An experienced California business litigation attorney can:

  • Evaluate whether fiduciary duties or contractual obligations are being violated
  • Help enforce dispute resolution provisions in the partnership agreement
  • Recommend whether injunctive relief or other legal action is appropriate
  • Protect the rights of minority shareholders and business owners

Key Takeaway

The key takeaway here is the importance of addressing disputes before they damage your business. Early intervention protects ownership interests, reduces operational risk, and allows businesses to resolve conflicts before they evolve into high-stakes litigation.


FAQ

What are the first signs of a business ownership dispute?

Early signs include communication breakdowns, financial irregularities, disputes over ownership interest, and one owner excluding others from decision-making.

What is a shareholder dispute?

A shareholder dispute occurs when owners of a corporation disagree over voting rights, management authority, profit distribution, or other business operations.

How does a partnership dispute usually begin?

Partnership disputes often start with disagreements over financial transparency, roles, or contractual obligations and can escalate if not addressed promptly.

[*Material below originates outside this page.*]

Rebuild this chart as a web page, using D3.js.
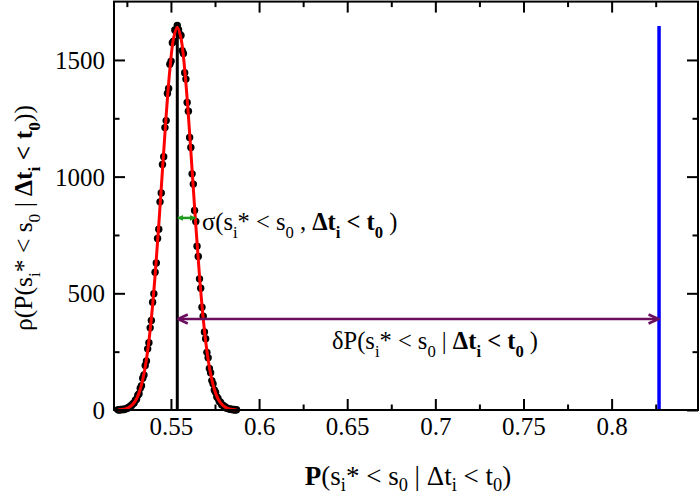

What does a business litigation attorney do for businesses?

A business litigation attorney provides legal advice, protects ownership interests, enforces fiduciary duty and contractual obligations, and represents owners in legal action.

Can a minority shareholder take legal action?

Yes. A minority shareholder can bring claims for breach of fiduciary duty or file a derivative suit to protect their rights and the company’s interests.

What happens if a business partner violates fiduciary duty?

Violating fiduciary duty can lead to court-ordered remedies, including damages, injunctive relief, and removal from management roles.